Morrison quoted Lord Rabbi Jonathan Sacks quoting Jonathan Swift: “We have just enough religion to make us hate, but not enough to make us love.” But the faith in question had to be of the “good” sort, an inward, individual consideration, rather than the “bad” variety that externalised the grievance and prompted people of conscience to join public protests.
That bilious right-wing figures demanding the expulsion of Palestinians from the West Bank and Gaza have more than enough religion to go around (Israel’s National Security Minister Itamar Ben Gvir and Finance Minister Bezalel Smotrich come to mind) suggests this formula to be flawed.
But Morrison singled out Islamic leaders and institutions within Australia as alone in lacking accountability. What was needed was “a recognised accreditation framework for imams, a national register for public-facing roles, clear training and conduct requirements, and disciplinary authority for governing councils”. Sermons should also be translated into English and links to foreign Islamic groups policed and curbed.

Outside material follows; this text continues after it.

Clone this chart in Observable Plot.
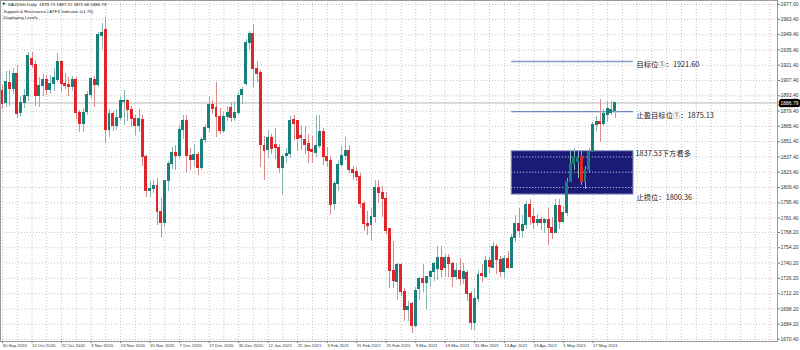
<!DOCTYPE html>
<html><head><meta charset="utf-8">
<script src="https://cdn.jsdelivr.net/npm/d3@7"></script>
<script src="https://cdn.jsdelivr.net/npm/@observablehq/plot@0.6"></script>
<style>
html,body{margin:0;padding:0;background:#fff;}
#chart{width:800px;height:350px;overflow:hidden;}
</style></head><body><div id="chart"></div>
<script>
// XAUUSD Daily, 30 Sep 2020 .. 25 May 2021 (bar index 0..166)
const opens = [
1898,1887,1905,1900,1913,1878,1887,1893,1927,1922,
1893,1902,1908,1899,1904,1908,1924,1904,1903,1901,
1908,1878,1868,1879,1894,1908,1903,1948,1954,1862,
1877,1866,1873,1888,1889,1880,1872,1866,1871,1837,
1806,1808,1811,1787,1777,1815,1831,1841,1838,1862,
1870,1838,1835,1839,1827,1853,1864,1885,1882,1874,
1861,1874,1882,1873,1878,1894,1904,1942,1950,1918,
1914,1847,1844,1855,1848,1846,1827,1838,1840,1871,
1870,1857,1853,1849,1844,1841,1847,1860,1837,1834,
1794,1813,1830,1838,1843,1825,1824,1819,1794,1776,
1775,1782,1809,1804,1799,1771,1733,1723,1738,1714,
1697,1703,1683,1716,1726,1722,1727,1732,1735,1745,
1736,1745,1739,1727,1733,1726,1731,1712,1685,1707,
1730,1727,1742,1736,1755,1743,1732,1744,1736,1763,
1776,1770,1775,1793,1782,1777,1780,1777,1780,1772,
1768,1792,1778,1786,1814,1831,1833,1837,1814,1825,
1842,1867,1869,1868,1876,1878,1879.73];
const highs = [
1903,1916,1917,1918,1921,1893,1899,1933,1933,1926,
1910,1913,1912,1912,1918,1932,1926,1914,1910,1911,
1910,1880,1882,1897,1910,1911,1951,1960,1965,1881,
1879,1881,1892,1898,1890,1884,1875,1881,1875,1839,
1815,1816,1818,1799,1816,1833,1846,1848,1866,1875,
1875,1845,1849,1841,1855,1867,1892,1889,1906,1882,
1878,1884,1887,1888,1896,1901,1945,1952,1959,1925,
1917,1856,1862,1858,1863,1849,1840,1845,1874,1875,
1871,1865,1865,1858,1856,1875,1875,1863,1846,1838,
1815,1834,1847,1855,1848,1829,1828,1822,1797,1787,
1790,1816,1816,1810,1805,1772,1760,1740,1740,1717,
1705,1704,1718,1727,1739,1728,1733,1741,1755,1755,
1748,1748,1741,1740,1744,1740,1733,1714,1716,1733,
1739,1746,1745,1759,1757,1746,1747,1751,1766,1784,
1790,1784,1797,1798,1790,1785,1782,1781,1790,1782,
1798,1798,1792,1818,1843,1845,1843,1843,1829,1845,
1869,1874,1890,1881,1888,1888,1887.21];
const lows = [
1881,1883,1884,1895,1873,1874,1882,1888,1918,1884,
1883,1893,1894,1895,1897,1906,1896,1899,1893,1897,
1872,1860,1860,1875,1891,1883,1901,1936,1850,1855,
1861,1862,1871,1866,1870,1864,1857,1860,1829,1800,
1800,1804,1775,1764,1773,1806,1826,1825,1836,1853,
1823,1825,1828,1820,1825,1850,1860,1876,1855,1858,
1859,1870,1869,1870,1876,1885,1902,1935,1901,1906,
1828,1816,1836,1840,1835,1822,1802,1831,1836,1852,
1842,1843,1840,1831,1831,1837,1845,1830,1828,1784,
1788,1806,1828,1834,1822,1816,1815,1790,1769,1765,
1760,1776,1795,1782,1766,1717,1717,1706,1710,1687,
1687,1676,1681,1706,1713,1697,1718,1723,1724,1727,
1727,1727,1718,1724,1720,1721,1705,1678,1678,1704,
1722,1726,1731,1735,1730,1727,1726,1734,1735,1759,
1764,1763,1771,1775,1771,1774,1770,1767,1756,1762,
1767,1771,1776,1783,1814,1825,1818,1811,1808,1823,
1841,1861,1851,1865,1869,1875,1872.68];
const closes = [
1886,1906,1900,1913,1877,1887,1893,1930,1922,1893,
1902,1908,1899,1904,1910,1924,1904,1902,1901,1908,
1878,1868,1878,1894,1909,1903,1949,1951,1862,1877,
1866,1873,1889,1889,1880,1872,1866,1872,1837,1806,
1808,1811,1787,1777,1815,1831,1841,1838,1862,1870,
1838,1835,1839,1827,1853,1864,1885,1881,1874,1861,
1874,1878,1873,1878,1893,1899,1942,1950,1918,1913,
1848,1843,1855,1845,1846,1827,1837,1840,1870,1868,
1854,1855,1848,1843,1842,1847,1860,1837,1834,1793,
1813,1830,1838,1843,1825,1823,1819,1794,1776,1774,
1782,1809,1804,1799,1770,1733,1724,1738,1714,1697,
1700,1683,1715,1726,1722,1727,1732,1739,1745,1734,
1745,1739,1727,1733,1726,1732,1712,1685,1707,1729,
1728,1742,1737,1755,1743,1732,1744,1736,1763,1776,
1770,1775,1793,1782,1777,1780,1777,1780,1772,1768,
1792,1778,1786,1814,1831,1836,1836,1814,1825,1842,
1867,1869,1868,1877,1881,1880,1886.79];

const dateTickBars = [0,8,16,24,32,40,48,56,64,72,80,88,96,104,112,120,128,136,144,152,160];
const dateTickLabels = ["30 Sep 2020","12 Oct 2020","22 Oct 2020","3 Nov 2020","13 Nov 2020","25 Nov 2020","7 Dec 2020","17 Dec 2020","30 Dec 2020","12 Jan 2021","22 Jan 2021","3 Feb 2021","15 Feb 2021","25 Feb 2021","9 Mar 2021","19 Mar 2021","31 Mar 2021","13 Apr 2021","23 Apr 2021","5 May 2021","17 May 2021"];
const priceTicks = [1977.00,1963.40,1949.40,1935.40,1921.40,1907.40,1893.40,1879.40,1865.40,1851.40,1837.40,1823.40,1809.40,1795.40,1781.40,1768.20,1754.20,1740.20,1726.20,1712.20,1698.20,1684.20,1670.40];

const levelValues = [1921.60, 1875.13, 1837.53, 1800.36];
const levelTexts = ["目标位①：1921.60", "止盈目标位①：1875.13", "1837.53下方看多", "止损位：1800.36"];
const levelStartBar = 138, levelEndBar = 171;
const bidPrice = 1886.79;
const headerLines = ["XAUUSD,Daily  1879.73 1887.21 1872.68 1886.79", "Support & Resistance | ATFX Indicator (v1.70)\nDisplaying Levels"];

const bars = opens.map((o, i) => ({i, o, h: highs[i], l: lows[i], c: closes[i], up: closes[i] >= o}));
const levels = levelValues.map((v, k) => ({v, t: levelTexts[k]}));
const gridBars = d3.range(0, 211, 4);
const boxGrid = priceTicks.filter(v => v > levelValues[3] && v < levelValues[2]);

const BULL = "#17807a", BEAR = "#e0262b", BULLW = "#86b9b6", BEARW = "#d98a8a";
const small = {fontFamily: "Liberation Sans, Arial, sans-serif", fill: "#333"};
const cjk = "Noto Sans CJK SC, sans-serif";

const chart = Plot.plot({
  width: 800, height: 350,
  marginLeft: 0, marginRight: 23, marginTop: 0, marginBottom: 9,
  style: {background: "#fff", overflow: "visible"},
  x: {domain: [-0.542, 210.03], axis: null},
  y: {domain: [1668.36, 1980.66], axis: null},
  marks: [
    Plot.ruleX(gridBars, {x: d => d, stroke: "#c4c4c4", strokeDasharray: "1,2"}),
    Plot.ruleY(priceTicks, {y: d => d, stroke: "#c4c4c4", strokeDasharray: "1,2"}),
    Plot.rect([levelValues], {x1: () => levelStartBar, x2: () => levelEndBar, y1: d => d[3], y2: d => d[2],
      fill: "#1b1b75", stroke: "#8a8ac4", strokeWidth: 1, insetTop: -5.5, insetBottom: 2.8}),
    Plot.ruleY(boxGrid, {y: d => d, x1: () => levelStartBar, x2: () => levelEndBar, stroke: "#d8d8f0", strokeDasharray: "1,2"}),
    Plot.ruleY([levelValues[0]], {y: d => d, x1: () => levelStartBar, x2: () => levelEndBar, stroke: "#86a0cc", strokeWidth: 1.5, dy: -3.5}),
    Plot.ruleY([levelValues[1]], {y: d => d, x1: () => levelStartBar, x2: () => levelEndBar, stroke: "#4f6fb0", strokeWidth: 1, dy: -4}),
    Plot.ruleY([bidPrice], {y: d => d, stroke: "#b8b8b8", strokeWidth: 1}),
    Plot.ruleX(bars, {x: "i", y1: "l", y2: "h", stroke: d => d.up ? BULLW : BEARW, strokeWidth: 1, shapeRendering: "crispEdges"}),
    Plot.rect(bars, {x1: d => d.i - 0.4, x2: d => d.i + 0.4, y1: d => Math.min(d.o, d.c), y2: d => Math.max(d.o, d.c),
      fill: d => d.up ? BULL : BEAR, insetTop: -0.5, insetBottom: -0.5, shapeRendering: "crispEdges"}),
    Plot.frame({stroke: "#9a9a9a"}),
    Plot.axisX(dateTickBars, {anchor: "bottom", tickFormat: d => dateTickLabels[dateTickBars.indexOf(d)], textAnchor: "start",
      tickSize: 2, tickPadding: 0.5, fontSize: 4.3, stroke: "#777", ...small, label: null}),
    Plot.axisY(priceTicks, {anchor: "right", tickFormat: d => d.toFixed(2), tickSize: 2, tickPadding: 1, fontSize: 5, stroke: "#777", ...small, label: null}),
    Plot.text([bidPrice], {y: d => d, frameAnchor: "right", textAnchor: "start", dx: 3, text: d => d.toFixed(2),
      fontSize: 5, fontFamily: small.fontFamily, fill: "white", stroke: "black", strokeWidth: 4.5}),
    Plot.text(levels.filter((d, k) => k !== 2), {x: () => levelEndBar, y: "v", text: "t", textAnchor: "start", dx: 3,
      fontSize: 7.3, fontFamily: cjk, fill: "#222"}),
    Plot.text([levels[2]], {x: () => levelEndBar, y: "v", text: "t", textAnchor: "start", dx: 2, dy: -3,
      fontSize: 7.3, fontFamily: cjk, fill: "#222"}),
    Plot.text(["▼"], {frameAnchor: "top-left", dx: 2, dy: 2.2, lineAnchor: "top", text: d => d, fontSize: 3.5, fill: "#222", fontFamily: "DejaVu Sans"}),
    Plot.text([headerLines[0]], {frameAnchor: "top-left", dx: 7, dy: 2, lineAnchor: "top", text: d => d, fontSize: 4.4, ...small, fill: "#222"}),
    Plot.text([headerLines[1]], {frameAnchor: "top-left", dx: 3, dy: 8.3, lineAnchor: "top", lineHeight: 1.3, text: d => d, fontSize: 4.4, ...small, fill: "#222"})
  ]
});
document.getElementById("chart").appendChild(chart);
</script>
</body></html>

Liberal Senator Andrew Bragg has spoken approvingly of Morrison’s positions, saying Australian Muslims have to “take some responsibility” for terrorist acts. “Unfortunately there has been a mutation of Islam in Australia and other Western countries where they have sought to kill citizens, not just Jewish people, but other citizens,” Bragg told ABC radio on January 28.
The Australian National Imams Council, the Australian Federation of Islamic Councils and the Islamic Council of Victoria (ICV) were unimpressed. As Chief executive of the ICV, Zakaria Wahid, said, the Australian government did “not hold entire communities accountable for acts of violence committed by individuals, and the same standard must apply to Muslims”.